Question

The value of $\tan^{-1}(\sqrt{3}) - \sec^{-1}(-2)$ will be:

• A. $\pi$
• B. $-\dfrac{\pi}{3}$
• C. $\dfrac{\pi}{3}$
• D. $\dfrac{2\pi}{3}$

Hint:

For inverse trigonometric functions, remember that the range for $\tan^{-1}(x)$ is $(-\frac{\pi}{2}, \frac{\pi}{2})$ and for $\sec^{-1}(x)$ is $[0, \pi] \setminus \dfrac{\pi}{2}$.

Answer 1

The Correct Option is D

We need to evaluate $\tan^{-1}(\sqrt{3}) - \sec^{-1}(-2)$. Let's do this step by step.

Step 1: Evaluate $\tan^{-1}(\sqrt{3})$.
The value of $\tan^{-1}(\sqrt{3})$ is the angle whose tangent is $\sqrt{3}$. We know that: \[ \tan\left(\dfrac{\pi}{3}\right) = \sqrt{3} \] So, \[ \tan^{-1}(\sqrt{3}) = \dfrac{\pi}{3}. \]

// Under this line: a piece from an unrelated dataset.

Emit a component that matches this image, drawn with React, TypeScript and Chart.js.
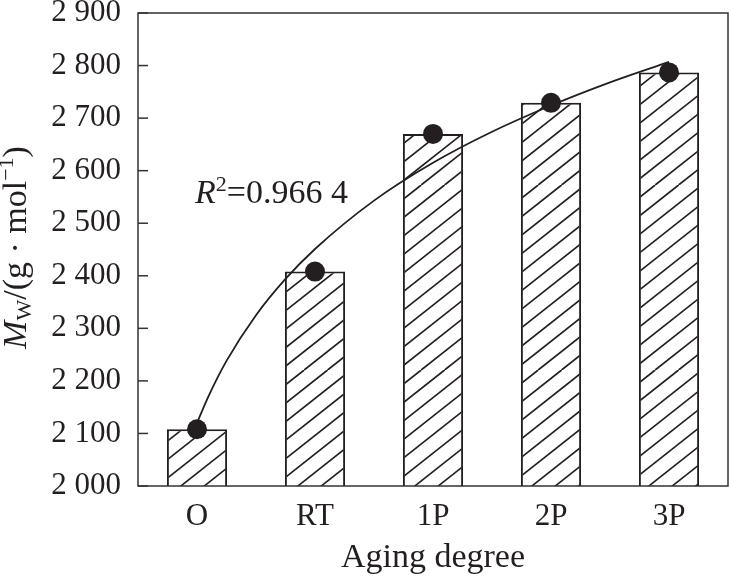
import React, { useEffect, useRef } from "react";
import { Chart, registerables } from "chart.js";

Chart.register(...registerables);

// ---- data ----
const categories = ["O", "RT", "1P", "2P", "3P"];
const mwValues = [2108, 2408, 2670, 2729, 2787];
// fitted trend curve (x = category index)
const trendIndex = [0, 0.1, 0.25, 0.5, 0.75, 1, 1.5, 2, 2.5, 3, 3.5, 4];
const trendValues = [2120, 2172, 2238, 2325, 2394, 2451, 2543, 2615, 2674, 2724, 2768, 2807];
const yMin = 2000;
const yMax = 2900;
const yStep = 100;
const xTitle = "Aging degree";
const r2Label = { r: "R", sup: "2", rest: "=0.966 4", index: 0, value: 2538 };

const SERIF = '"Liberation Serif", "Times New Roman", serif';
const INK = "#231f20";

function fmtTick(v: number): string {
  const th = Math.floor(v / 1000);
  const rest = String(Math.round(v % 1000)).padStart(3, "0");
  return `${th} ${rest}`;
}

function makeHatch(): CanvasPattern | string {
  const W = 23.4;
  const H = 18.5;
  const cw = 234;
  const ch = 185;
  const c = document.createElement("canvas");
  c.width = cw;
  c.height = ch;
  const g = c.getContext("2d");
  if (!g) return "#fff";
  g.fillStyle = "#fff";
  g.fillRect(0, 0, cw, ch);
  g.strokeStyle = INK;
  g.lineWidth = 1.7;
  for (let k = -12; k <= 22; k++) {
    const x0 = k * W;
    g.beginPath();
    g.moveTo(x0, ch);
    g.lineTo(x0 + (ch / H) * W, 0);
    g.stroke();
  }
  const p = g.createPattern(c, "repeat");
  return p || "#fff";
}

function drawRich(
  ctx: CanvasRenderingContext2D,
  parts: { t: string; size: number; italic?: boolean; dy?: number }[],
  x: number,
  y: number,
  align: "left" | "center"
) {
  let total = 0;
  const widths: number[] = [];
  for (const p of parts) {
    ctx.font = `${p.italic ? "italic " : ""}${p.size}px ${SERIF}`;
    const w = ctx.measureText(p.t).width;
    widths.push(w);
    total += w;
  }
  let cx = align === "center" ? x - total / 2 : x;
  ctx.textBaseline = "alphabetic";
  ctx.textAlign = "left";
  parts.forEach((p, i) => {
    ctx.font = `${p.italic ? "italic " : ""}${p.size}px ${SERIF}`;
    ctx.fillText(p.t, cx, y + (p.dy || 0));
    cx += widths[i];
  });
}

const decorPlugin = {
  id: "decor",
  afterDatasetsDraw(chart: any) {
    const { ctx, chartArea } = chart;
    const ys = chart.scales.y;
    ctx.save();
    ctx.strokeStyle = "#333";
    ctx.lineWidth = 1.5;
    ctx.strokeRect(chartArea.left, chartArea.top, chartArea.right - chartArea.left, chartArea.bottom - chartArea.top);
    ys.ticks.forEach((t: any) => {
      const py = ys.getPixelForValue(t.value);
      ctx.beginPath();
      ctx.moveTo(chartArea.left, py);
      ctx.lineTo(chartArea.left + 10, py);
      ctx.stroke();
    });
    ctx.restore();
  },
  afterDraw(chart: any) {
    const { ctx, chartArea } = chart;
    const xs = chart.scales.x;
    const ys = chart.scales.y;
    ctx.save();
    ctx.fillStyle = INK;
    // category labels under the axis
    ctx.font = `31px ${SERIF}`;
    ctx.textAlign = "center";
    ctx.textBaseline = "alphabetic";
    categories.forEach((c, i) => {
      ctx.fillText(c, xs.getPixelForValue(i), chartArea.bottom + 39);
    });
    // x title
    ctx.font = `34px ${SERIF}`;
    ctx.fillText(xTitle, (chartArea.left + chartArea.right) / 2, chartArea.bottom + 81);
    // y title (rotated)
    ctx.save();
    ctx.translate(26, (chartArea.top + chartArea.bottom) / 2 - 2);
    ctx.rotate(-Math.PI / 2);
    drawRich(
      ctx,
      [
        { t: "M", size: 34, italic: true },
        { t: "W", size: 22, dy: 5 },
        { t: "/(g", size: 34 },
        { t: " · ", size: 34 },
        { t: "mol", size: 34 },
        { t: "−1", size: 22, dy: -13 },
        { t: ")", size: 34 },
      ],
      0,
      0,
      "center"
    );
    ctx.restore();
    // R^2 annotation
    const ax = xs.getPixelForValue(r2Label.index) - 2;
    const ay = ys.getPixelForValue(r2Label.value);
    drawRich(
      ctx,
      [
        { t: r2Label.r, size: 34, italic: true },
        { t: r2Label.sup, size: 22, dy: -12 },
        { t: r2Label.rest, size: 34 },
      ],
      ax,
      ay,
      "left"
    );
    ctx.restore();
  },
};

export default function App() {
  const ref = useRef<HTMLCanvasElement | null>(null);
  useEffect(() => {
    document.body.style.margin = "0";
    const canvas = ref.current;
    if (!canvas) return;
    const hatch = makeHatch();
    const chart = new Chart(canvas, {
      type: "bar",
      data: {
        datasets: [
          {
            type: "bar",
            data: mwValues.map((v, i) => ({ x: i, y: v })),
            backgroundColor: hatch as any,
            borderColor: INK,
            borderWidth: 2,
            borderSkipped: false,
            grouped: false,
            barPercentage: 0.51,
            categoryPercentage: 1,
            order: 3,
          } as any,
          {
            type: "line",
            data: trendIndex.map((x, i) => ({ x, y: trendValues[i] })),
            borderColor: INK,
            borderWidth: 1.8,
            pointRadius: 0,
            cubicInterpolationMode: "monotone",
            fill: false,
            order: 2,
          } as any,
          {
            type: "line",
            data: mwValues.map((v, i) => ({ x: i, y: v })),
            showLine: false,
            pointRadius: 10,
            pointHoverRadius: 10,
            pointBackgroundColor: INK,
            pointBorderColor: INK,
            pointBorderWidth: 0,
            order: 1,
          } as any,
        ],
      },
      options: {
        responsive: false,
        animation: false,
        events: [],
        layout: { autoPadding: false, padding: { top: 13, right: 1, left: 0, bottom: 0 } },
        plugins: { legend: { display: false }, tooltip: { enabled: false }, title: { display: false } },
        scales: {
          x: {
            type: "linear",
            min: -0.5,
            max: 4.5,
            offset: false,
            bounds: "data",
            grid: { display: false, drawTicks: false, offset: false },
            border: { display: false },
            ticks: { display: false, stepSize: 1 },
            afterFit: (s: any) => {
              s.height = 90;
              s.paddingLeft = 0;
              s.paddingRight = 0;
            },
          },
          y: {
            type: "linear",
            min: yMin,
            max: yMax,
            grid: { display: false, drawTicks: false },
            border: { display: false },
            ticks: {
              stepSize: yStep,
              color: INK,
              font: { family: SERIF, size: 31 },
              padding: 17,
              callback: (v: any) => fmtTick(Number(v)),
            },
            afterFit: (s: any) => {
              s.width = 138;
              s.paddingTop = 0;
              s.paddingBottom = 0;
            },
          },
        } as any,
      },
      plugins: [decorPlugin],
    });
    return () => chart.destroy();
  }, []);
  return (
    <div style={{ width: 729, height: 576 }}>
      <canvas ref={ref} width={729} height={576} style={{ display: "block" }} />
    </div>
  );
}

Step 2: Evaluate $\sec^{-1}(-2)$.
The value of $\sec^{-1}(-2)$ is the angle whose secant is $-2$. The secant function is the reciprocal of the cosine function, so we are looking for the angle whose cosine is $-1/2$. This corresponds to the angle: \[ \sec^{-1}(-2) = \dfrac{2\pi}{3}. \]

Step 3: Subtract the two values.
Now, we subtract the two values we calculated: \[ \tan^{-1}(\sqrt{3}) - \sec^{-1}(-2) = \dfrac{\pi}{3} - \dfrac{2\pi}{3} = -\dfrac{\pi}{3}. \]

Step 4: Conclusion.
The correct answer is (D) $\dfrac{2\pi}{3}$.